Unique Vase ‘Kline Black Wide Open Vase’ by Peter Layton
This Peter Layton unique vase is truly magnificent. This extra large wide open vase within the Kline Black series is no exception. Striking, thick lines of black lie around the vase. The white has speckles of black such as that left behind from a brushstroke. A commanding piece that will preside well, in a light airy space for all to admire
In the Kline series, Peter views his glass form as a canvas, awaiting gesture and colour. Emulating Franz Kline’s technique on glass. Peter seeks not to replicate but present a more sculptural and painterly perspective.
N.B. Peter Layton personally signs all his unique vase collection, as with all of his work.
Unique Vase Artist
It is hard to know where to start when you are beginning the biography of an internationally-renowned, living legend. When Boha Glass set up virtual shop in 2010, Peter Layton was one of those names that rang in your ear with a hallowed tone. Since first seeing his undulating, reef-coloured glass artistry we have been smitten, like love-struck teenagers.
Peter was born in Prague in 1937, but his family settled in Bradford after fleeing the Nazis when Peter was just two years old. He grew up in West Yorkshire and discovered his love of the Arts, in part, thanks to his grandfather.

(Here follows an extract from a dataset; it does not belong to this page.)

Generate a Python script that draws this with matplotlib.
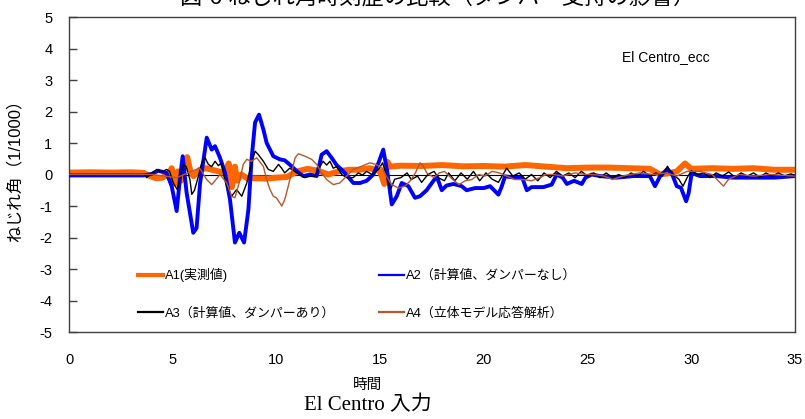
import matplotlib
matplotlib.use("Agg")
import matplotlib.pyplot as plt

plt.rcParams['font.family'] = ['Liberation Sans', 'Noto Sans CJK JP', 'DejaVu Sans']
plt.rcParams['axes.unicode_minus'] = False

# ---------------- data ----------------
a1_t = [0, 1, 2, 3, 3.6, 3.9, 4.2, 4.5, 4.8, 4.95, 5.1, 5.25, 5.4, 5.55, 5.7, 5.85,
        6.0, 6.3, 6.6, 6.9, 7.2, 7.5, 7.7, 7.85, 8.0, 8.1, 8.3, 8.6, 9.0, 9.5, 10.0,
        10.5, 11.0, 11.5, 12.0, 12.5, 13.0, 13.5, 14.0, 14.5, 15.0, 15.2, 15.35, 15.5,
        16, 17, 18, 19, 20, 21, 22, 23, 24, 25, 26, 27, 28, 28.5, 29, 29.3, 29.7, 30,
        31, 32, 33, 34, 35]
a1_v = [0.06, 0.07, 0.06, 0.07, 0.05, -0.05, -0.12, -0.1, 0.0, 0.2, -0.3, 0.1, -0.2, 0.3, 0.55, 0.1,
        -0.05, 0.15, 0.2, 0.15, 0.1, 0.05, 0.35, -0.4, 0.25, -0.2, 0.0, -0.12, -0.12, -0.13, -0.1,
        -0.08, 0.1, 0.18, 0.12, 0.0, 0.1, 0.15, 0.15, 0.2, 0.1, -0.3, 0.4, 0.25,
        0.28, 0.27, 0.3, 0.26, 0.27, 0.25, 0.3, 0.25, 0.2, 0.22, 0.22, 0.2, 0.18, 0.0, 0.05, 0.1, 0.35, 0.18,
        0.2, 0.18, 0.2, 0.15, 0.15]

a2_t = [0, 3.6, 4.0, 4.3, 4.7, 4.95, 5.19, 5.35, 5.48, 5.67, 5.99, 6.15, 6.32, 6.64, 6.88,
        7.04, 7.28, 7.52, 7.76, 8.0, 8.21, 8.44, 8.65, 8.8, 8.97, 9.16, 9.37, 9.53, 9.85,
        10.17, 10.4, 10.74, 10.98, 11.3, 11.62, 11.94, 12.18, 12.42, 12.66, 12.9, 13.23,
        13.71, 14.03, 14.35, 14.67, 14.92, 15.15, 15.35, 15.56, 15.8, 16.04, 16.36, 16.68,
        16.92, 17.24, 17.57, 17.73, 17.97, 18.2, 18.53, 18.93, 19.17, 19.58, 20.0, 20.3,
        20.54, 20.7, 20.85, 21.02, 21.5, 21.85, 22.07, 22.3, 22.87, 23.27, 23.51, 23.8,
        24.0, 24.35, 24.72, 24.9, 25.2, 25.6, 26.4, 27.2, 28.0, 28.25, 28.5, 28.82, 29.05,
        29.3, 29.5, 29.75, 29.87, 30.02, 30.42, 31.2, 32.0, 33.0, 34.0, 35.0]
a2_v = [-0.03, -0.03, 0.02, 0.12, 0.05, -0.37, -1.16, -0.12, 0.58, -0.58, -1.85, -1.7, -0.27, 1.17, 0.79,
        0.9, 0.53, 0.06, -0.79, -2.16, -1.85, -2.16, -1.11, 0.48, 1.65, 1.9, 1.43, 1.0, 0.58,
        0.48, 0.45, 0.26, 0.1, -0.05, 0.0, -0.05, 0.63, 0.74, 0.53, 0.3, 0.1,
        -0.27, -0.27, -0.2, 0.0, 0.37, 0.79, 0.06, -0.95, -0.69, -0.27, -0.37, -0.74,
        -0.69, -0.5, -0.2, -0.06, -0.5, -0.35, -0.3, -0.37, -0.5, -0.43, -0.43, -0.37,
        -0.53, -0.64, -0.4, -0.06, -0.1, -0.1, -0.5, -0.4, -0.4, -0.32, 0.0, -0.1,
        -0.3, -0.2, -0.3, -0.1, 0.0, -0.05, -0.1, -0.05, -0.05, -0.37, -0.05, 0.16, 0.05,
        -0.37, -0.42, -0.85, -0.6, 0.05, -0.05, -0.05, -0.1, -0.1, -0.1, -0.05]

a3_t = [0, 3.66, 3.74, 4.0, 4.23, 4.45, 4.71, 4.85, 5.03, 5.22, 5.35, 5.51, 5.65, 5.83, 5.92,
        6.05, 6.24, 6.4, 6.56, 6.72, 6.88, 7.04, 7.2, 7.35, 7.47, 7.6, 7.84, 8.08, 8.33, 8.57,
        8.81, 8.97, 9.13, 9.37, 9.61, 9.85, 10.1, 10.25, 10.4, 10.64, 10.88, 11.12, 11.36,
        11.6, 11.85, 12.1, 12.25, 12.42, 12.58, 12.74, 12.9, 13.15, 13.39, 13.7, 13.95,
        14.15, 14.35, 14.6, 14.92, 15.12, 15.31, 15.5, 15.7, 16.0, 16.3, 16.5, 16.8, 17.0,
        17.3, 17.6, 17.8, 18.1, 18.3, 18.6, 18.9, 19.2, 19.5, 19.8, 20.1, 20.4, 20.7, 21.1,
        21.4, 21.7, 22.0, 22.3, 22.6, 22.9, 23.2, 23.5, 23.8, 24.1, 24.4, 24.7, 25.0, 25.3,
        25.6, 25.9, 26.2, 26.5, 26.8, 27.1, 27.4, 27.7, 28.0, 28.3, 28.6, 28.85, 29.1, 29.4,
        29.6, 29.8, 30.0, 30.3, 30.6, 30.9, 31.2, 31.5, 31.8, 32.1, 32.4, 32.7, 33.0, 33.3,
        33.6, 33.9, 34.2, 34.5, 34.8, 35.0]
a3_v = [0.0, 0.0, -0.1, 0.05, 0.16, 0.08, 0.16, 0.1, -0.27, -0.48, -0.1, 0.32, 0.25, -0.16, -0.63,
        -0.5, -0.05, 0.37, 0.53, 0.32, 0.25, 0.42, 0.28, 0.37, -0.05, -0.37, -0.69, -0.48, -0.69, -0.27,
        0.37, 0.74, 0.63, 0.42, 0.16, 0.1, 0.32, 0.2, 0.05, 0.2, 0.1, 0.0, -0.1,
        -0.06, -0.06, 0.26, 0.42, 0.3, 0.42, 0.2, 0.25, 0.0, -0.1, -0.1, 0.05,
        -0.02, 0.1, 0.0, 0.16, 0.37, -0.05, -0.48, -0.15, -0.1, 0.05, -0.16, -0.05, -0.25,
        0.0, 0.1, -0.1, -0.2, 0.05, -0.2, 0.05, -0.15, 0.1, -0.2, 0.05, -0.15, -0.25, 0.2,
        -0.05, 0.05, -0.15, 0.0, -0.2, 0.05, -0.1, 0.1, -0.05, 0.05, -0.1, 0.1, -0.05, 0.05,
        -0.1, 0.05, -0.1, 0.0, -0.1, 0.05, -0.05, 0.1, -0.05, 0.05, -0.05, 0.26, 0.0, -0.15,
        -0.37, -0.1, 0.12, 0.0, 0.05, -0.1, 0.05, -0.05, 0.08, -0.08, 0.05, -0.05, 0.05, -0.08,
        0.05, -0.05, 0.05, -0.05, 0.02, -0.03]

a4_t = [0, 4.0, 4.6, 5.2, 5.9, 6.3, 6.64, 6.88, 7.04, 7.28, 7.6, 7.84, 8.0, 8.2, 8.4, 8.57,
        8.8, 9.05, 9.2, 9.37, 9.53, 9.69, 9.85, 10.0, 10.26, 10.4, 10.57, 10.73, 10.9, 11.06,
        11.38, 11.7, 11.94, 12.18, 12.42, 12.74, 13.05, 13.39, 13.7, 14.1, 14.5, 14.8, 15.1,
        15.3, 15.56, 15.88, 16.2, 16.45, 16.7, 16.92, 17.05, 17.25, 17.6, 17.85, 18.1, 18.5,
        18.8, 19.1, 19.42, 19.75, 20.05, 20.4, 20.75, 21.1, 21.5, 21.9, 22.3, 22.7, 23.0,
        23.4, 23.8, 24.4, 24.9, 25.3, 25.8, 26.2, 26.7, 27.5, 28.2, 28.8, 29.3, 29.8, 30.4,
        31.0, 31.3, 31.55, 31.8, 32.3, 33.0, 33.8, 34.5, 35.0]
a4_v = [0.0, 0.0, -0.05, -0.1, 0.1, 0.2, -0.16, -0.32, -0.2, 0.0, -0.27, -0.69, -0.74, -0.27, 0.32, 0.48,
        0.42, 0.53, 0.4, 0.26, -0.16, -0.48, -0.69, -0.74, -1.0, -0.8, -0.37, 0.05, 0.53, 0.66,
        0.58, 0.48, 0.32, 0.05, -0.16, -0.32, -0.27, -0.05, 0.16, 0.26, 0.37, 0.32, 0.2,
        -0.05, -0.32, -0.43, -0.37, -0.2, 0.05, 0.37, 0.3, 0.05, -0.1, 0.05, 0.1, -0.16,
        -0.32, -0.2, -0.16, 0.0, -0.05, 0.1, 0.05, -0.05, -0.16, -0.16, -0.2, -0.1, 0.0,
        0.0, -0.05, 0.05, 0.0, 0.0, -0.05, -0.16, -0.05, 0.05, 0.0, 0.05, -0.05, 0.1, 0.1,
        0.0, -0.2, -0.37, -0.15, 0.0, -0.05, 0.0, -0.03, -0.05]

labels = ['A1(実測値)', 'A2（計算値、ダンパーなし）', 'A3（計算値、ダンパーあり）', 'A4（立体モデル応答解析）']
colors = ['#ff6600', '#0000ff', '#000000', '#b5582a']
x_ticks = [0, 5, 10, 15, 20, 25, 30, 35]
y_ticks = [-5, -4, -3, -2, -1, 0, 1, 2, 3, 4, 5]

# ---------------- figure ----------------
fig = plt.figure(figsize=(8.05, 4.19), dpi=100)
ax = fig.add_axes([69/805, 1-332/419, (795-69)/805, (332-17)/419])

ax.axhline(0, color='black', lw=0.8, zorder=1)
l1, = ax.plot(a1_t, a1_v, color=colors[0], lw=4.3, zorder=2, label=labels[0])
l2, = ax.plot(a2_t, a2_v, color=colors[1], lw=2.8, zorder=3, label=labels[1])
l3, = ax.plot(a3_t, a3_v, color=colors[2], lw=1.0, zorder=4, label=labels[2])
l4, = ax.plot(a4_t, a4_v, color=colors[3], lw=1.0, zorder=4, label=labels[3])

ax.set_xlim(0, 35)
ax.set_ylim(-5, 5)
ax.set_xticks(x_ticks)
ax.set_yticks(y_ticks)
ax.tick_params(axis='x', length=0, pad=15, labelsize=10.5)
ax.tick_params(axis='y', direction='in', length=6, pad=12, labelsize=10.5, width=1, color='#404040')
for s in ax.spines.values():
    s.set_color('#404040')
    s.set_linewidth(1.0)

# column-wise fill -> rows: A1 A2 / A3 A4
leg = ax.legend(handles=[l1, l3, l2, l4], ncol=2, loc='upper left',
                bbox_to_anchor=((138-69)/726, 1-(268-17)/315), frameon=False,
                fontsize=9.3, handlelength=1.9, handletextpad=0.2,
                columnspacing=3.4, labelspacing=1.95, borderpad=0, borderaxespad=0)
for lh in leg.get_lines():
    lh.set_linewidth(1.6)
leg.get_lines()[0].set_linewidth(3.0)

ax.text((666-69)/726, 1-(57-17)/315, 'El Centro_ecc', transform=ax.transAxes,
        ha='center', va='center', fontsize=10)

fig.text(15/805, 1-167/419, 'ねじれ角（1/1000）', rotation=90, ha='center', va='center', fontsize=12)
fig.text(368/805, 1-385/419, '時間', ha='center', va='center', fontsize=10.5)
fig.text(368/805, 1-405/419, 'El Centro 入力', ha='center', va='center', fontsize=15,
         family=['Liberation Serif', 'Noto Sans CJK JP'])
fig.text(438/805, 1-4/419, '図-6 ねじれ角時刻歴の比較（ダンパー支持の影響）', ha='center',
         va='baseline', fontsize=16)

fig.savefig('out.png', dpi=100)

At school in Bradford, his talent for art was encouraged and he became good friends with David Hockney. Peter went on to Bradford Technical College to study textiles whilst working in the rag trade between classes. He then did his stint of National Service, followed by a year on a kibbutz, before linking back up with Hockney at Bradford College of Art.
Here he abandoned textiles and painting in favour of ceramics at the Central School of Art in London. However, whilst teaching ceramics at the University of Iowa, Peter fell in love with the medium of glass. While teaching there he met an acquaintance of the pioneering Studio Glass artist Harvey Littleton. Peter improved his skills of glass artistry, however after an initial explosion and a badly burnt hand, Peter nearly gave up glass blowing for good. Thankfully, he persevered and set up the London Glassblowing Studio and Gallery in 1976. This studio is now one of the world’s foremost glassmaking centres; bang in the middle of London.